Other Colorado ski towns experienced a migration of their workers years ago. The working class of Aspen commutes from Carbondale. In Vail, they drive from Eagle.
Hannaway said the growth increased traffic but made the outlying towns it affected more "visually stimulating" and "revitalized."
"This growth will have a definite upside for the Hayden community that the people there may like," he said. "I've sold homes in Hayden to a lot of people who just needed to get in, but when they had the money, they moved to Steamboat."
They make the move because there is not much to do in Hayden, Hannaway said. Downtown Hayden is a very quiet place.
"Growth will give that town new life," he said. "When your town gets to a certain size, you can afford things like a swimming pool.
"Someone may also be able to realize their dream of owning a small business by opening a neat store or a coffee shop downtown."
"We should develop. We need to grow," Hellyer said. "But I want us to grow in a sensible way without urban sprawl. I want to keep our hometown community feel."
However uncomfortable Hayden residents may be with the changing face of their town, few can deny growth is inevitable. They can only control how it happens.
As a first step, Straebel has been working on an ordinance that would require developers to pay their own way.
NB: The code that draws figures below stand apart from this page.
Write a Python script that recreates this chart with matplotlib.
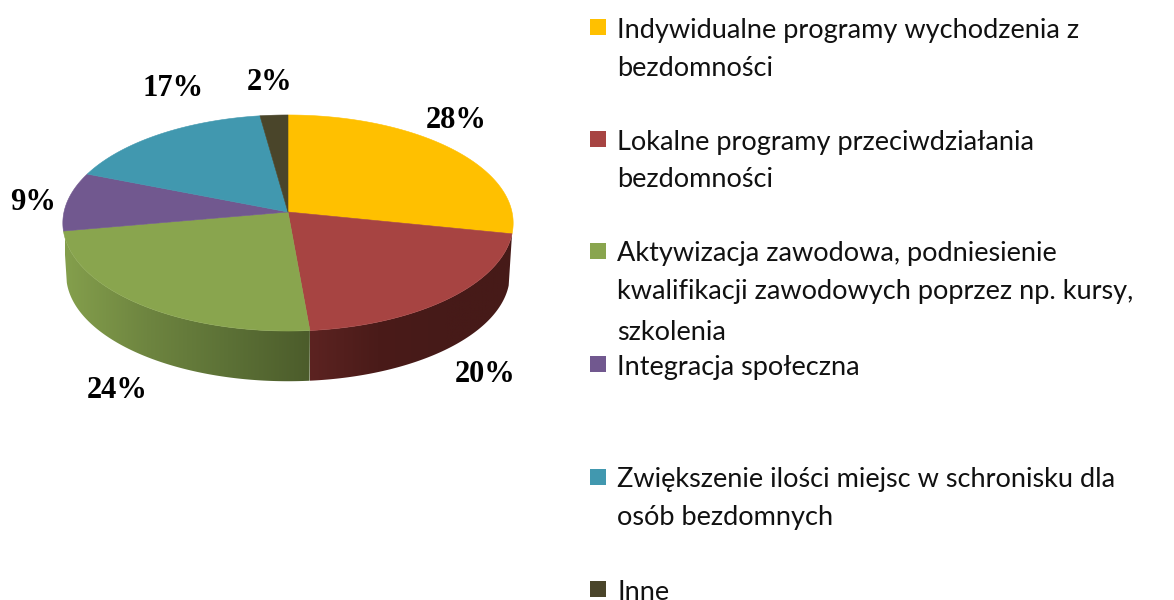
import numpy as np
import matplotlib
matplotlib.use("Agg")
import matplotlib.pyplot as plt
from matplotlib.colors import LinearSegmentedColormap
from matplotlib.patches import Polygon, Rectangle

# ---- data ----
categories = [
    ["Indywidualne programy wychodzenia z", "bezdomności"],
    ["Lokalne programy przeciwdziałania", "bezdomności"],
    ["Aktywizacja zawodowa, podniesienie", "kwalifikacji zawodowych poprzez np. kursy,", "szkolenia"],
    ["Integracja społeczna"],
    ["Zwiększenie ilości miejsc w schronisku dla", "osób bezdomnych"],
    ["Inne"],
]
values = [28.2, 20.4, 23.6, 8.8, 16.8, 2.2]
colors = ["#FFC000", "#A74442", "#89A54E", "#71588F", "#4198AF", "#4A452A"]

# ---- layout / style ----
W, H = 1174, 600
apex = (288, 212)
a, b, p = 224.0, 106.9, 0.1018
wall_scale, wall_off = 0.985, 52
label_xy = [(456, 121), (485, 374), (117, 390), (33, 203), (173, 88), (270, 83)]
legend_y = [27, 139, 251, 364, 477, 589]
line_baselines = [[38, 76], [150, 187], [261, 299, 340], [375], [487, 525], [600]]
wall_grads = {
    1: (["#5C2321", "#4A1B19", "#461A18", "#461A18"], 310, 513),
    2: (["#849F4C", "#6E8540", "#5C7136", "#4C5C2B"], 65, 310),
}

fig = plt.figure(figsize=(W / 100, H / 100), dpi=100)
ax = fig.add_axes([0, 0, 1, 1])


def project(theta_deg, scale=1.0, off=0.0, r=1.0):
    th = np.radians(theta_deg)
    X, Y = r * np.sin(th), r * np.cos(th)
    d = 1 + p * Y
    return apex[0] + scale * a * X / d, apex[1] - scale * b * Y / d + off


edges = np.concatenate([[0], np.cumsum(values)]) / np.sum(values) * 360

# side walls
for i in range(len(values)):
    lo, hi = max(edges[i], 90), min(edges[i + 1], 270)
    if hi <= lo or i not in wall_grads:
        continue
    t = np.linspace(lo, hi, 120)
    tx, ty = project(t)
    bx, by = project(t, wall_scale, wall_off)
    poly = Polygon(np.r_[np.c_[tx, ty], np.c_[bx, by][::-1]], closed=True,
                   fc="none", ec="none", transform=ax.transData)
    ax.add_patch(poly)
    stops, x0, x1 = wall_grads[i]
    cmap = LinearSegmentedColormap.from_list(f"w{i}", stops)
    im = ax.imshow(np.linspace(0, 1, 256)[None, :], cmap=cmap, aspect="auto",
                   extent=(x0, x1, 400, 200), zorder=2, interpolation="bilinear")
    im.set_clip_path(poly)

# top face
for i, col in enumerate(colors):
    t = np.linspace(edges[i], edges[i + 1], 160)
    x, y = project(t)
    ax.add_patch(Polygon(np.r_[[apex], np.c_[x, y]], closed=True, fc=col, ec=col,
                         lw=0.4, zorder=3))

# data labels
for v, (lx, ly) in zip(values, label_xy):
    ax.text(lx, ly, f"{round(v)}%", family="Liberation Serif", weight="bold",
            fontsize=22, ha="center", va="center", color="black", zorder=5)

# legend
for col, cy, lines, bases in zip(colors, legend_y, categories, line_baselines):
    ax.add_patch(Rectangle((590, cy - 8), 16, 16, fc=col, ec="none", zorder=4))
    for s, by in zip(lines, bases):
        ax.text(617, by, s, family="Lato", fontsize=19.5, ha="left", va="baseline",
                color="#111111", zorder=5, clip_on=True)

ax.set_xlim(0, W)
ax.set_ylim(H, 0)
ax.axis("off")
fig.savefig("out.png", dpi=100, facecolor="white")
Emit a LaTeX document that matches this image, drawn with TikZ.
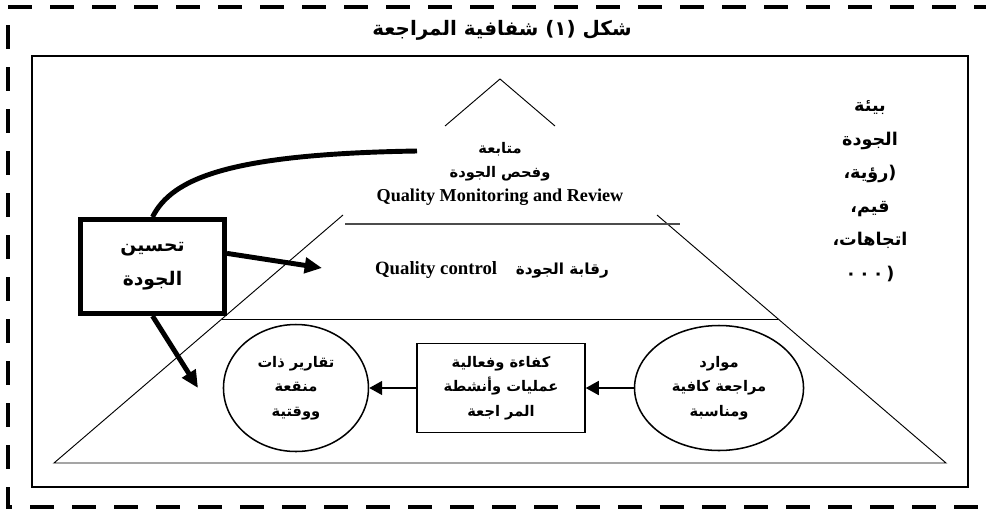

In the past, the town has lost money during the review process. Straebel and Town Attorney Mike Holloran jointly drafted an ordinance to increase subdivision fees to $500 for each sketch plan, up from $280. There will also be a $10 fee for each lot.
The ordinance also requires the developer to pay all legal, survey, engineering and publication costs.
Developers will be required to pay a deposit of $7,500 at the beginning of the review process. Any costs to Hayden above the deposit amount will be charged to the developer. If they are not paid, a lien will be put on the property. Any money not spent out of the deposit by the town will be returned to the developer.
Until recently, many said, there was a large faction in town that wanted to see a closed-door policy in Hayden.
Now, people are warming to the idea of growth as long as it is slow and responsible.
"It didn't used to be this way," Giessinger said. "There is a change with new people with new ideas. There is a changing of the guard."